I no longer expend energy on making excuses for myself and others; if someone shows me who they are, I believe them.
So, to end this little ramble about things we all should know by now but have an uncanny ability to deny, here’s a list of some typical signs of love addiction—might be worthwhile to do a little yes/no count:
1. Mistaking intense sexual experiences and new romantic excitement for love.
2. Constantly craving and searching for a new romantic relationship.
3. When in a relationship, being desperate to please and fearful of the other’s unhappiness.
4. When not in a relationship, feeling desperate and alone.
5. Inability or unwillingness to maintain an intimate relationship once the honeymoon phase is over.
6. When not in a relationship, compulsively using sex and fantasy to fill the loneliness.
7. Choosing partners who are emotionally unavailable and/or verbally or physically abusive.
8. Participating in activities that don’t interest you or go against your personal values in order to please or keep a partner.
9. Giving up on important interests, beliefs, or friendships to maximize time in the relationship or to please a partner.
10. Using sex, seduction, or manipulation to hold onto a partner.
11. Using sex or romantic intensity to tolerate difficult experiences or emotions.
12. Finding it difficult or impossible to leave unhealthy or abusive relationships or repeatedly returning to previously painful relationships.

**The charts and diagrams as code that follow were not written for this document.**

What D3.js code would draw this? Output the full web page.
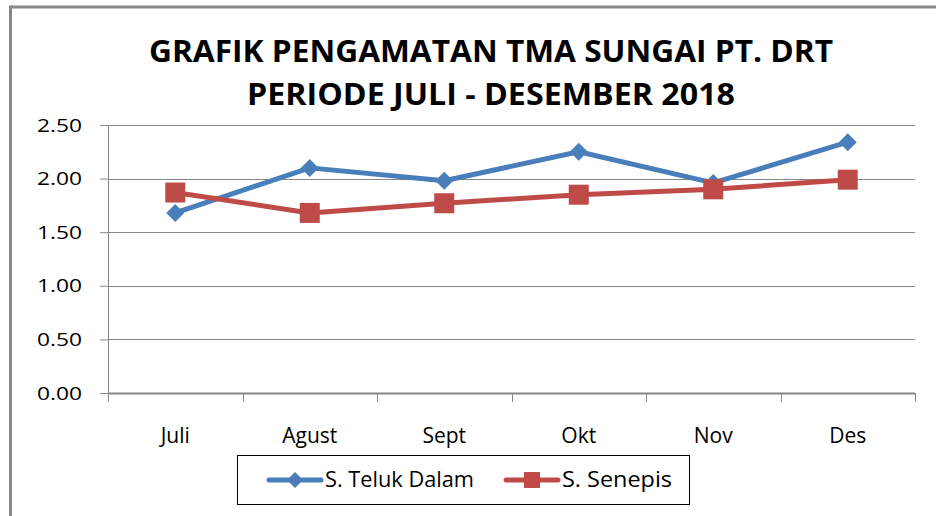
<!DOCTYPE html>
<html>
<head>
<meta charset="utf-8">
<script src="https://cdn.jsdelivr.net/npm/d3@7/dist/d3.min.js"></script>
<style>
  body { margin: 0; background: #fff; }
  svg text { font-family: "Liberation Sans Narrow", "Open Sans", sans-serif; }
</style>
</head>
<body>
<svg width="936" height="516"></svg>
<script>
var months = ["Juli", "Agust", "Sept", "Okt", "Nov", "Des"];
var telukDalam = [1.68, 2.10, 1.98, 2.25, 1.96, 2.34];
var senepis = [1.87, 1.68, 1.77, 1.85, 1.90, 1.99];
var yTicks = [0, 0.5, 1, 1.5, 2, 2.5];
var titleLines = ["GRAFIK PENGAMATAN TMA SUNGAI PT. DRT", "PERIODE JULI - DESEMBER 2018"];

var series = [
  { name: "S. Teluk Dalam", values: telukDalam, color: "#4a7ebb", marker: "diamond" },
  { name: "S. Senepis", values: senepis, color: "#be4b48", marker: "square" }
];

var svg = d3.select("svg");

// chart frame (only top and left edges are visible)
svg.append("line").attr("x1", 10.5).attr("x2", 936).attr("y1", 7).attr("y2", 7)
  .attr("stroke", "#888").attr("stroke-width", 3);
svg.append("line").attr("x1", 10.5).attr("x2", 10.5).attr("y1", 5.5).attr("y2", 516)
  .attr("stroke", "#888").attr("stroke-width", 3);

// title
svg.selectAll(".title").data(titleLines).enter().append("text")
  .attr("class", "title")
  .attr("x", 491)
  .attr("y", function(d, i){ return 62 + i * 43; })
  .attr("text-anchor", "middle")
  .attr("font-size", 30)
  .attr("font-weight", "bold")
  .attr("textLength", function(d, i){ return i == 0 ? 684 : 488; })
  .attr("lengthAdjust", "spacingAndGlyphs")
  .attr("fill", "#000")
  .text(function(d){ return d; });

var plotLeft = 108, plotRight = 915, plotTop = 125, plotBottom = 393;

var x = d3.scaleBand().domain(months).range([plotLeft, plotRight]);
var y = d3.scaleLinear().domain([0, 2.5]).range([plotBottom, plotTop]);

// gridlines
svg.selectAll(".grid").data(yTicks.slice(1)).enter().append("line")
  .attr("x1", plotLeft).attr("x2", plotRight)
  .attr("y1", function(d){ return Math.round(y(d)) + 0.5; })
  .attr("y2", function(d){ return Math.round(y(d)) + 0.5; })
  .attr("stroke", "#868686").attr("stroke-width", 1);

// y axis
var yAxis = svg.append("g").attr("transform", "translate(" + plotLeft + ",0)")
  .call(d3.axisLeft(y).tickValues(yTicks).tickFormat(d3.format(".2f")).tickSize(8).tickPadding(18));
yAxis.select(".domain").attr("stroke", "#868686");
yAxis.selectAll(".tick line").attr("stroke", "#868686");
yAxis.selectAll("text").attr("font-size", 19).attr("fill", "#000")
  .style("font-family", "'Open Sans', sans-serif").attr("textLength", 45).attr("lengthAdjust", "spacingAndGlyphs");

// x axis with ticks on category boundaries
var xAxis = svg.append("g").attr("transform", "translate(0," + plotBottom + ")");
xAxis.append("line").attr("x1", plotLeft).attr("x2", plotRight).attr("y1", 0.5).attr("y2", 0.5)
  .attr("stroke", "#868686").attr("stroke-width", 2);
var bounds = months.map(function(m){ return x(m); }).concat([plotRight]);
xAxis.selectAll(".xt").data(bounds).enter().append("line")
  .attr("x1", function(d){ return Math.round(d) + 0.5; })
  .attr("x2", function(d){ return Math.round(d) + 0.5; })
  .attr("y1", 0).attr("y2", 9)
  .attr("stroke", "#868686");
xAxis.selectAll(".xl").data(months).enter().append("text")
  .attr("x", function(d){ return x(d) + x.bandwidth() / 2; })
  .attr("y", 50)
  .attr("text-anchor", "middle")
  .attr("font-size", 21)
  .attr("fill", "#000")
  .text(function(d){ return d; });

function cx(i){ return x(months[i]) + x.bandwidth() / 2; }

var line = d3.line()
  .x(function(d, i){ return cx(i); })
  .y(function(d){ return y(d); });

function drawMarker(g, type, color, px, py, s){
  if (type == "diamond") {
    g.append("path")
      .attr("d", "M" + px + "," + (py - s) + "L" + (px + s) + "," + py + "L" + px + "," + (py + s) + "L" + (px - s) + "," + py + "Z")
      .attr("fill", color);
  } else {
    g.append("rect").attr("x", px - s).attr("y", py - s).attr("width", 2 * s).attr("height", 2 * s)
      .attr("fill", color);
  }
}

series.forEach(function(s){
  var g = svg.append("g");
  g.append("path").datum(s.values)
    .attr("d", line)
    .attr("fill", "none")
    .attr("stroke", s.color)
    .attr("stroke-width", 5)
    .attr("stroke-linejoin", "round");
  s.values.forEach(function(v, i){
    drawMarker(g, s.marker, s.color, cx(i), y(v), s.marker == "diamond" ? 9 : 10);
  });
});

// legend
svg.append("rect").attr("x", 237.5).attr("y", 455.5).attr("width", 452).attr("height", 49)
  .attr("fill", "#fff").attr("stroke", "#000");
var legendX = [269, 506];
series.forEach(function(s, i){
  var g = svg.append("g");
  var lx = legendX[i];
  g.append("line").attr("x1", lx).attr("x2", lx + 52).attr("y1", 480).attr("y2", 480)
    .attr("stroke", s.color).attr("stroke-width", 5).attr("stroke-linecap", "round");
  drawMarker(g, s.marker, s.color, lx + 26, 480, 8);
  g.append("text").attr("x", lx + 56).attr("y", 487)
    .attr("font-size", 21).attr("fill", "#000")
    .attr("textLength", i == 0 ? 149 : 110).attr("lengthAdjust", "spacingAndGlyphs")
    .text(s.name);
});
</script>
</body>
</html>
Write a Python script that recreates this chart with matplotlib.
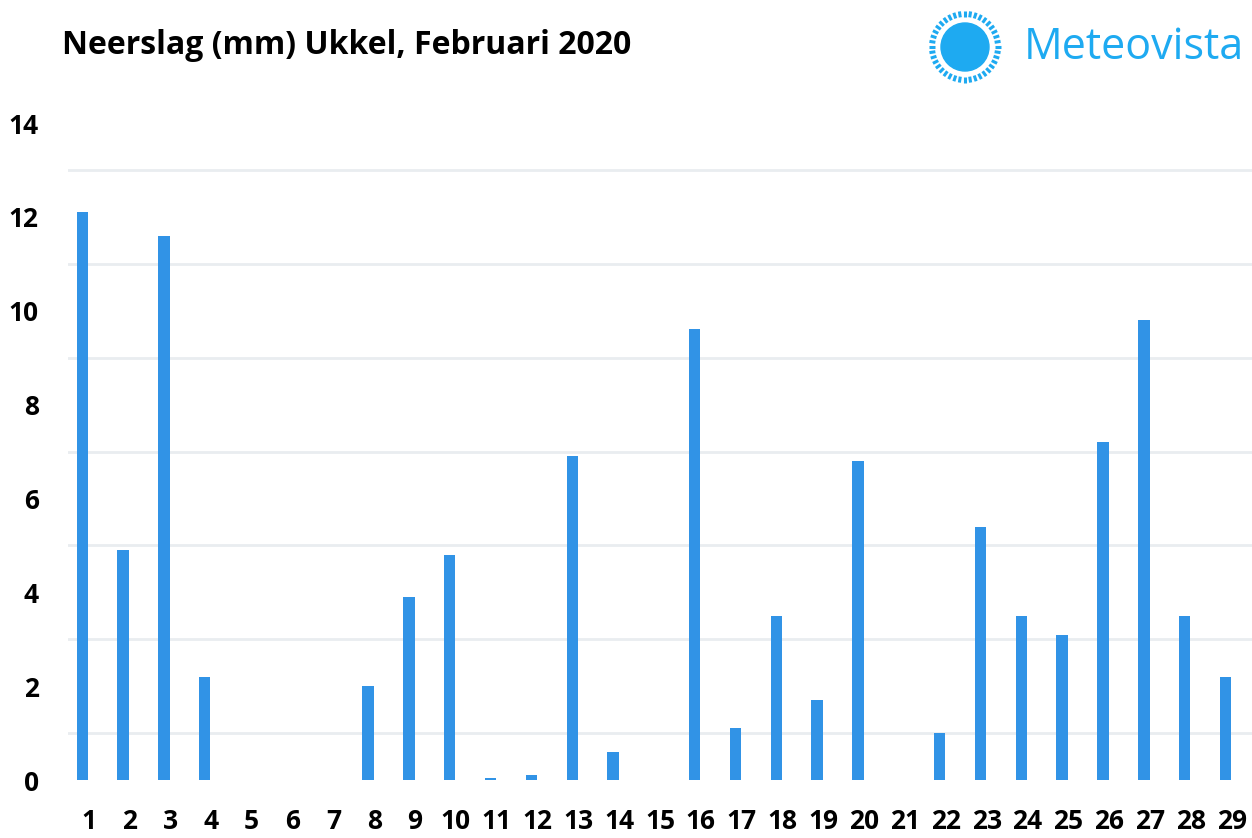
import numpy as np
import matplotlib.pyplot as plt
from matplotlib.patches import Circle

# Neerslag Ukkel, februari 2020 (mm per dag)
dagen = list(range(1, 30))
neerslag = [12.1, 4.9, 11.6, 2.2, 0, 0, 0, 2.0, 3.9, 4.8,
            0.05, 0.1, 6.9, 0.6, 0, 9.6, 1.1, 3.5, 1.7, 6.8,
            0, 1.0, 5.4, 3.5, 3.1, 7.2, 9.8, 3.5, 2.2]
y_ticks = [0, 2, 4, 6, 8, 10, 12, 14]
grid_lijnen = list(range(0, 14))

titel = "Neerslag (mm) Ukkel, Februari 2020"
merk = "Meteovista"

plt.rcParams["font.family"] = ["Open Sans", "DejaVu Sans"]

fig = plt.figure(figsize=(12.52, 8.38), dpi=100)
ax = fig.add_axes([68 / 1252, 1 - 780 / 838, 1 - 68 / 1252, (780 - 123) / 838])

# balken staan iets links van het midden van de categorie
x = np.array(dagen) - 0.15
ax.bar(x, neerslag, width=0.28, color="#3193e6", zorder=3)

ax.set_xlim(0.5, 29.5)
ax.set_ylim(0, 14)
ax.set_xticks(dagen)
ax.set_xticklabels([str(d) for d in dagen])
ax.set_yticks(y_ticks)
ax.set_yticks(grid_lijnen, minor=True)

ax.grid(axis="y", which="minor", color="#e9edf0", linewidth=2, zorder=0)
ax.tick_params(axis="both", which="both", length=0)
ax.tick_params(axis="y", labelsize=19, pad=21)
ax.tick_params(axis="x", labelsize=19, pad=20)
for lbl in ax.get_xticklabels() + ax.get_yticklabels():
    lbl.set_fontweight("bold")
for s in ax.spines.values():
    s.set_visible(False)

fig.text(62 / 1252, 1 - 46 / 838, titel, fontsize=23, fontweight="bold",
         va="center", ha="left")

# logo
blauw = "#1eaaf1"
logo = fig.add_axes([920 / 1252, 1 - 92 / 838, 90 / 1252, 90 / 838])
logo.set_xlim(-45, 45)
logo.set_ylim(-45, 45)
logo.set_aspect("equal")
logo.axis("off")
logo.add_patch(Circle((0, 0), 24, color=blauw))
hoeken = np.linspace(0, 2 * np.pi, 40, endpoint=False)
for h in hoeken:
    r0, r1 = 30, 36
    logo.plot([r0 * np.cos(h), r1 * np.cos(h)], [r0 * np.sin(h), r1 * np.sin(h)],
              color=blauw, linewidth=2.2, solid_capstyle="butt")

fig.text(1024 / 1252, 1 - 48 / 838, merk, fontsize=31, color=blauw,
         va="center", ha="left")

fig.savefig("out.png", dpi=100)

I do need to say that most of our romantic relationships may exhibit some of the above signs, at least occasionally, but with love addiction there is a consistent pattern of one or more (usually more) of the signs—a barrage of shitshow behaviour.
My wish for everyone this year (including this little recovering love addict) is more self-awareness in our romantic relationships so that we can put a stop to the dysfunction, and maybe, just maybe, doing our part in repairing the damage these kinds of relationships cause the heart.